I can’t speak for Steve but my logic for the most part, was grounded in what I perceived to be clear enhancements to the team’s secondary. I believed that with a healthier unit, strategic additions and another year of experience, the Ravens defensive backfield would realize the same level of improvement this season that its offensive line realized in 2014.

After all (I reasoned), the Ravens were just one bad game last season by the secondary away from advancing to the AFC Championship Game for the fourth time under John Harbaugh.

It’s still early, and clearly four games do not make a season, but 2015 feels like an uphill battle. The secondary has yet to gel as I had imagined and I’m not sure that they will. I get that it takes time to mesh as a unit but when do they flip the switch? When do they become dependable?

Answers are forthcoming and hopefully they’re good ones.

But even if the secondary eventually becomes what some expected it to be during training camp, will it be enough? Do the Ravens have enough firepower on offense to compete in today’s NFL – a league that is closer to the style of Arena Football than that of the smash-mouth variety that once characterized the AFC North?

The Ravens seem to be stuck in that smash-mouth mindset. Harbaugh, a Toledo, OH native whose football preferences are rooted in the old-school, Big 10, Midwest style, embraces the run-first mentality. Ozzie Newsome appears to be right there with him.

But the game has changed, and the Ravens seem slow to adapt.

Teams run more no-huddle. They spread the field with formations and speed. They run from the spread with single backs and force league personnel execs to focus on speed and quickness – even at the linebacker position where a player’s 40 time is more important than brute strength at the point of attack.

This isn’t your father’s NFL. It’s not even our NFL anymore.

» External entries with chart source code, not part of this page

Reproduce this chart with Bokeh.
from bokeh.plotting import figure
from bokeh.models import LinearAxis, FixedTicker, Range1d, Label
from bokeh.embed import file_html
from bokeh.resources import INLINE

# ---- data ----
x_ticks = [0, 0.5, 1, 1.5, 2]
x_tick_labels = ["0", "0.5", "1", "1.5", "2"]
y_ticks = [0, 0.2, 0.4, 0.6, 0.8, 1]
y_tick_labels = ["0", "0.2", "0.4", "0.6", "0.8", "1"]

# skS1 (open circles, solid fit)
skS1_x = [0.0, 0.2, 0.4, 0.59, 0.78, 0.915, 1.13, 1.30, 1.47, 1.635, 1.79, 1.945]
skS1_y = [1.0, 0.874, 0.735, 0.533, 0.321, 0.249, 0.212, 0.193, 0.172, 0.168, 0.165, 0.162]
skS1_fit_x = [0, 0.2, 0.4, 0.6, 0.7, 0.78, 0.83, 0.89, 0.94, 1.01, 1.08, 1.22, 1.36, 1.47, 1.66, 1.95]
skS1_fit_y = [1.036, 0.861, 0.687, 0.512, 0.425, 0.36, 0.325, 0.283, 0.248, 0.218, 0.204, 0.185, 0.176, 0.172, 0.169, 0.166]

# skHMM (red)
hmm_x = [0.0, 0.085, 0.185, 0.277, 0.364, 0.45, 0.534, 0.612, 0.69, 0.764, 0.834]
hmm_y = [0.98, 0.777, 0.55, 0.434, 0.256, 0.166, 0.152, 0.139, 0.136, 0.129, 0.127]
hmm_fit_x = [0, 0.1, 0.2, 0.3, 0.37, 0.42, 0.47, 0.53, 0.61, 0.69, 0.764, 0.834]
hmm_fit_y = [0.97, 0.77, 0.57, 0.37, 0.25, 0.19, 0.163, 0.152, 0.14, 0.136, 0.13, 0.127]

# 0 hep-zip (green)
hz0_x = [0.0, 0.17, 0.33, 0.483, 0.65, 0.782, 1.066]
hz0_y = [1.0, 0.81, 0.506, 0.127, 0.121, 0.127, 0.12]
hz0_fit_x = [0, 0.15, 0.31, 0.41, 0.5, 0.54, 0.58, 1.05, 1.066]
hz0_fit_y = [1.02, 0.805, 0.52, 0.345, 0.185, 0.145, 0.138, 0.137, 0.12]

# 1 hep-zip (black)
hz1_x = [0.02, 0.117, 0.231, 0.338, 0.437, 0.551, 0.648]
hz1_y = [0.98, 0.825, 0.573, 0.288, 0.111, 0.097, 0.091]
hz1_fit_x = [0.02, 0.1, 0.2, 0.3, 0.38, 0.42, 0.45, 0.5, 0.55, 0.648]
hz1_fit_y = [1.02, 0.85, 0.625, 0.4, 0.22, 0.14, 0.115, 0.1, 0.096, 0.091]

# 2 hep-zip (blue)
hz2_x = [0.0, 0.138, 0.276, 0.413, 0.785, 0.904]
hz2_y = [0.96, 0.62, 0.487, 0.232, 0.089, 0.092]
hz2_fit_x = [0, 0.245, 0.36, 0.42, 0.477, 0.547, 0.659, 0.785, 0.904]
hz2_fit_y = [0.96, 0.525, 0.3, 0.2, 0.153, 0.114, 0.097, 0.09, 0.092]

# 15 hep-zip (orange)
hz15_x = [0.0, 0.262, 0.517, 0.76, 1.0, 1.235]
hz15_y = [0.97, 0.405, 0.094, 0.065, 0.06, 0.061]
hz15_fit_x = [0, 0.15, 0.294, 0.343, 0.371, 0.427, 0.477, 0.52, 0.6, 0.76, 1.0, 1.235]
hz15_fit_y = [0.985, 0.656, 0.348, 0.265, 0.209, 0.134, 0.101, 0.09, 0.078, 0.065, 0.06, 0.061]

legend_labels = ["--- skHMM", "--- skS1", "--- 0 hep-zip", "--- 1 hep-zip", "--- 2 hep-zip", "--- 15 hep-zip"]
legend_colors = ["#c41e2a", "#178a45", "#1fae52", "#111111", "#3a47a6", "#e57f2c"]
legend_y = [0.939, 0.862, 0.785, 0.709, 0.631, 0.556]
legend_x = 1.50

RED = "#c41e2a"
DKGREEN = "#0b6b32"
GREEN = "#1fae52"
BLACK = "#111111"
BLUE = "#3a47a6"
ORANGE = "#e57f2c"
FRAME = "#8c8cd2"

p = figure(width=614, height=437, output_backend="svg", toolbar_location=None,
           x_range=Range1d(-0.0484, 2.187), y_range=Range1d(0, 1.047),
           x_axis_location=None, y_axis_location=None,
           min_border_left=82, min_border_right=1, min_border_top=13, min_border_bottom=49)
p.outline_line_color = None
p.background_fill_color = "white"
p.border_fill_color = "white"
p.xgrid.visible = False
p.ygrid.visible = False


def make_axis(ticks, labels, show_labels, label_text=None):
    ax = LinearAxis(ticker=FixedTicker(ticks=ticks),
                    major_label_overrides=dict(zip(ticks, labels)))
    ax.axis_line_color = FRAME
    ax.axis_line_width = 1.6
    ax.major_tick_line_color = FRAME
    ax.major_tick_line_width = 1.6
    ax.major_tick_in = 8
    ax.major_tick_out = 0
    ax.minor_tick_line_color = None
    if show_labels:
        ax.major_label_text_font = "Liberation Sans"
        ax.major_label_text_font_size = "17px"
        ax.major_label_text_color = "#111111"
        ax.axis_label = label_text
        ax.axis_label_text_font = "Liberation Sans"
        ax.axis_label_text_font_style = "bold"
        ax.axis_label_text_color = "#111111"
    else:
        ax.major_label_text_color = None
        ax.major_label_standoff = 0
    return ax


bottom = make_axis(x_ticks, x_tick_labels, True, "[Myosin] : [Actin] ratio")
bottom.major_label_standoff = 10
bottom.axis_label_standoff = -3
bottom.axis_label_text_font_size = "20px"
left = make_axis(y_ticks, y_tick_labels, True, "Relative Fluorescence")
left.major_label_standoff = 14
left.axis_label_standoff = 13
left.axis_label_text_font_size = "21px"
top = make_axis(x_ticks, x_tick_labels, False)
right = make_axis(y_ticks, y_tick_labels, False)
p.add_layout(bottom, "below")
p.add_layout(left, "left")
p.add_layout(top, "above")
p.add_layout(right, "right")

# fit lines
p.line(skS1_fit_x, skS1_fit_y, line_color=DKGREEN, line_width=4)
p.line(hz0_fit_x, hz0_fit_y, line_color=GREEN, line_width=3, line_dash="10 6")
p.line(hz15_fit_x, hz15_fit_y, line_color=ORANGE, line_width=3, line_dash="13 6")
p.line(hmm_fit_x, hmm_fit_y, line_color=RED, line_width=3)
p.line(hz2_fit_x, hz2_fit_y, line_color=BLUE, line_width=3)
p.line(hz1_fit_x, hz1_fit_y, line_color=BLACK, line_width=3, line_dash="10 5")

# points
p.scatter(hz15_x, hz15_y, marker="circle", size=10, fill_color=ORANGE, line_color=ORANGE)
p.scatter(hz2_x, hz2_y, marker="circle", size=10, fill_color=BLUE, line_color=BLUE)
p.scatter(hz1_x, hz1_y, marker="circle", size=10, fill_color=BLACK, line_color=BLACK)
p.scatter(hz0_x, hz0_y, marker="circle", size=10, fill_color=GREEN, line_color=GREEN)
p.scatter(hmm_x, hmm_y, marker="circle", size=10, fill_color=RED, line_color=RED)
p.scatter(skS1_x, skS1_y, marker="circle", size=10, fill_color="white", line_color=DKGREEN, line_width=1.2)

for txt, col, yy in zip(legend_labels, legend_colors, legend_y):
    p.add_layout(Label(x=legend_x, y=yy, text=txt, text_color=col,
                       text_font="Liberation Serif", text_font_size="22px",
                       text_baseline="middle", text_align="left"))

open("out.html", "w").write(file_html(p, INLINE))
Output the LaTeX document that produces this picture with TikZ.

Consider the Ravens coordinators – impressive resumes no doubt but has the modern game slipped from them a bit? Dean Pees and Marc Trestman average 63 years of age while the coordinators of divisional foes Pittsburgh, Cincinnati and Cleveland average 54, 46 and 37.

Old habits die hard.

Might those old habits influence their personnel decisions?

Do they fall into their comfort zone of drafting big guys, where clearly they’ve been far more successful than at wide receiver? Are their scouts just that much better at projecting big players than pass catchers and therefore those skill sets influence the draft board in a way that downgrades receiving talent?

Consider some of the players chosen since Harbaugh arrived with their corresponding pick in the draft:

• Jah Reid (85)
• Terrence Cody (57)
• Courtney Upshaw (35)
• Gino Gradkowski (95)
• Oniel Cousins (99)

Now consider some of the receivers the Steelers have drafted during the same timeframe:

• Mike Wallace (84)
• Martavis Bryant (118)
• Emmanuel Sanders (82)
• Antonio Brown (195)
• Markus Wheaton (79)

Granted, there have been some misses from the Steelers such as Limas Tweed (53) and the jury is still out on Sammie Coates (87). But the point is the Steelers either value the position of wide receiver more than the Ravens or they are just better at evaluating the position.

This offseason the Ravens clearly needed a return specialist who could also provide a little suddenness at wide receiver. After all, Michael Campanaro while a playmaker when he takes the field is far from dependable. On the board at No. 136 in the 2015 NFL Draft was Stefon Diggs. The Ravens opted instead for a rangy project at corner named Tray Walker.

I get that it’s easy to throw stones after the fact. I get that injuries are part of the game and the team’s No. 1 pick Breshad Perriman is dealing with one of the “all-time slowest healing sprained PCLs ever”. And I get that the draft is hardly a science.

It’s more an art form.

And unfortunately when it comes to the art form of drafting wide receivers, a vital position in today’s NFL, the Ravens are still in a paint-by-numbers class while the Steelers are in the company of Van Gogh.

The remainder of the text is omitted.